L’erreur stratégique du populisme de gauche (ou le piège des 99%)

Dans ma construction politique et intellectuelle personnelle, le populisme qui m’intéresse est évidemment celui de gauche. C’est pour cela que c’est sur celui-là qu’il me parait important de s’arrêter et notamment sur l’erreur stratégique que cette doctrine comporte à mes yeux. Bien que celui-ci ait des avantages indéniables, notamment celui de participer à nommer frontalement l’adversaire et à permettre de sortir de l’abstraction « il faut lutter contre le capitalisme » pour rendre la chose beaucoup plus concrète – vous aurez remarqué que le terme de caste, inhérent à ce populisme, est souvent utilisé sur ce blog – il me semble que le populisme de gauche reste prisonnier de sa contradiction originelle. En partant du postulat qu’il est possible de construire un peuple qui s’opposerait aux élites, au 1%, il offre un point d’accroche qui peut sembler intéressant pour mobiliser largement.

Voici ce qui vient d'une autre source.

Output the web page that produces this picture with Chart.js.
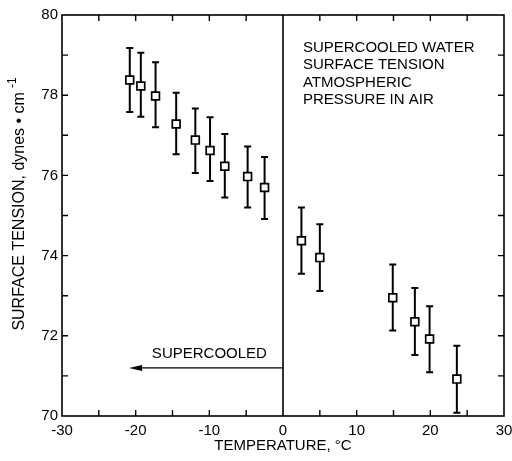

Toutefois, en congédiant en grande partie Marx de sa construction théorique et intellectuelle, le populisme de gauche se coupe de la logique des classes qui, bien qu’elle ait évolué entre sa théorisation par Marx et aujourd’hui, existe toujours – l’adaptation des thèses de Marx à la situation actuelle est d’ailleurs selon moi l’un des enjeux majeurs de la gauche dans les années à venir. Le postulat premier du populisme de gauche est en réalité que face au 1%, les 99% ont des intérêts communs et que de cette communion d’intérêts surgira l’union permettant de renverser la table en instaurant un nouveau système. Néanmoins, il me semble qu’adopter cette grille de lecture est une erreur stratégique majeure puisque cette approche présuppose que les 99% seraient un groupe homogène à la recherche des mêmes intérêts. Dans la réalité, les 99% sont une masse difforme et très hétérogène. Le médecin ou le très haut cadre font bel et bien partie de cette masse mais ne partagent assurément pas les mêmes intérêts que le petit ouvrier ou le membre du précariat. Passer à côté de cette complexité c’est se condamner stratégiquement à courir derrière une unité assez vaine et utopique.